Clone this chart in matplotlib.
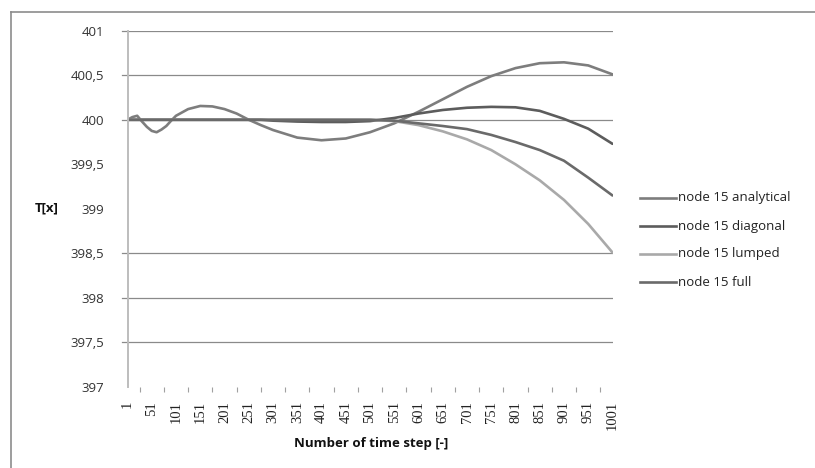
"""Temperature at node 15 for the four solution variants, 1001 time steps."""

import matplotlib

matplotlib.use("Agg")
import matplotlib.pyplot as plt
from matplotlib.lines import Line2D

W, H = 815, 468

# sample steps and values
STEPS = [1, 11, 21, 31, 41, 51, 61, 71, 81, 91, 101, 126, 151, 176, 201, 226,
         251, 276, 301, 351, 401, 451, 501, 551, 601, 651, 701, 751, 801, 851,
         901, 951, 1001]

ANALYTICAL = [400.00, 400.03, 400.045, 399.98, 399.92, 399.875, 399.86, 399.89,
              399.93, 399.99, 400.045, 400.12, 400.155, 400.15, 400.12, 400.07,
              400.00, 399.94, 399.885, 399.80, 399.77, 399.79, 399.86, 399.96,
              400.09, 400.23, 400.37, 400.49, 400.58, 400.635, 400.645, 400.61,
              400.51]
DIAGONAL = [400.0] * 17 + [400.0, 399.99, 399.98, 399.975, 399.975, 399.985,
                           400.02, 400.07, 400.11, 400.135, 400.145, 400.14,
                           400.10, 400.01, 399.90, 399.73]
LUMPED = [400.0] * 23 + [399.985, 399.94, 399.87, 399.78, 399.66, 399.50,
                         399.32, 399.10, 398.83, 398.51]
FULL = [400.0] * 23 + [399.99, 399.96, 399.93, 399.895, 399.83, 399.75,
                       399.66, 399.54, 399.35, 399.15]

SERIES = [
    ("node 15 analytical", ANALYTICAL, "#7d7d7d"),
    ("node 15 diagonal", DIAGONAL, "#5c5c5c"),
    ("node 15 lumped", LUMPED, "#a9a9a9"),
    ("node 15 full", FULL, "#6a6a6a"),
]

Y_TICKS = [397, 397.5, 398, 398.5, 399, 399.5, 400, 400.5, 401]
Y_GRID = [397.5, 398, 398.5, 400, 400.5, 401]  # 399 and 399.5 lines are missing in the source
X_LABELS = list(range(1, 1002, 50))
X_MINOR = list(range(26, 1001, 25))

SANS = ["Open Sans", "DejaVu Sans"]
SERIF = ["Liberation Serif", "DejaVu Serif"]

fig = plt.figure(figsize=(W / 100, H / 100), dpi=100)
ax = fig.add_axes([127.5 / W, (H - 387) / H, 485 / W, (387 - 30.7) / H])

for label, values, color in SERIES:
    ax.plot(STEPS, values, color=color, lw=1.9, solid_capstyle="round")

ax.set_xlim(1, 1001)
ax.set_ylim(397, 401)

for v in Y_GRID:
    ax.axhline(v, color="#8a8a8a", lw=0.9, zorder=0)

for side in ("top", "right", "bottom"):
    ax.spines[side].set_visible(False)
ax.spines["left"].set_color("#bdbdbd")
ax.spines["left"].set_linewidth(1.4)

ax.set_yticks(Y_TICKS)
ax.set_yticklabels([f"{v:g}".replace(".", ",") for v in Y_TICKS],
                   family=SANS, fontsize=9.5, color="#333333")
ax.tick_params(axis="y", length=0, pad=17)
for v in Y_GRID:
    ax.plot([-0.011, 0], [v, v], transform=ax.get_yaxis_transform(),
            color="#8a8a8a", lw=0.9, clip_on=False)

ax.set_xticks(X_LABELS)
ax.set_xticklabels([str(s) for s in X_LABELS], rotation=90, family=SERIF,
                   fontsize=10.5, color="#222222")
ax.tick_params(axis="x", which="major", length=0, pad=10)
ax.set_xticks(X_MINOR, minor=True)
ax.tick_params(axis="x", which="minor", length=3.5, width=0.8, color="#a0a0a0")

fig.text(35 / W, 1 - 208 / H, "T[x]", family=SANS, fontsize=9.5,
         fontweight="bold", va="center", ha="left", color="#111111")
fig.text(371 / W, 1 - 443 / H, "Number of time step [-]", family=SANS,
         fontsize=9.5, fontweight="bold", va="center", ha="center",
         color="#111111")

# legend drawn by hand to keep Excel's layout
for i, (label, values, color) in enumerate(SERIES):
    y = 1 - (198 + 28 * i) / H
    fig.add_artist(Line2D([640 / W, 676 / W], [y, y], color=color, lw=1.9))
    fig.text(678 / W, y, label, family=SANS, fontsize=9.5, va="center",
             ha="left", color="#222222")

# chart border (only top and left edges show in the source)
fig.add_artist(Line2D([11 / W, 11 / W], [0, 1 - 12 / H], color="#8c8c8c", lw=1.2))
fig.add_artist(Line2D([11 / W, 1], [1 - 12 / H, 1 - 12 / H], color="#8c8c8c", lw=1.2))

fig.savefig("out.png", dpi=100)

++++++++++

> **What is needed**
Would you reproduce the lines above, from the very first through the line containing "901, 951, 1001]", exactly and without the pictures?

> **Written answer**
Clone this chart in matplotlib.
"""Temperature at node 15 for the four solution variants, 1001 time steps."""

import matplotlib

matplotlib.use("Agg")
import matplotlib.pyplot as plt
from matplotlib.lines import Line2D

W, H = 815, 468

# sample steps and values
STEPS = [1, 11, 21, 31, 41, 51, 61, 71, 81, 91, 101, 126, 151, 176, 201, 226,
         251, 276, 301, 351, 401, 451, 501, 551, 601, 651, 701, 751, 801, 851,
         901, 951, 1001]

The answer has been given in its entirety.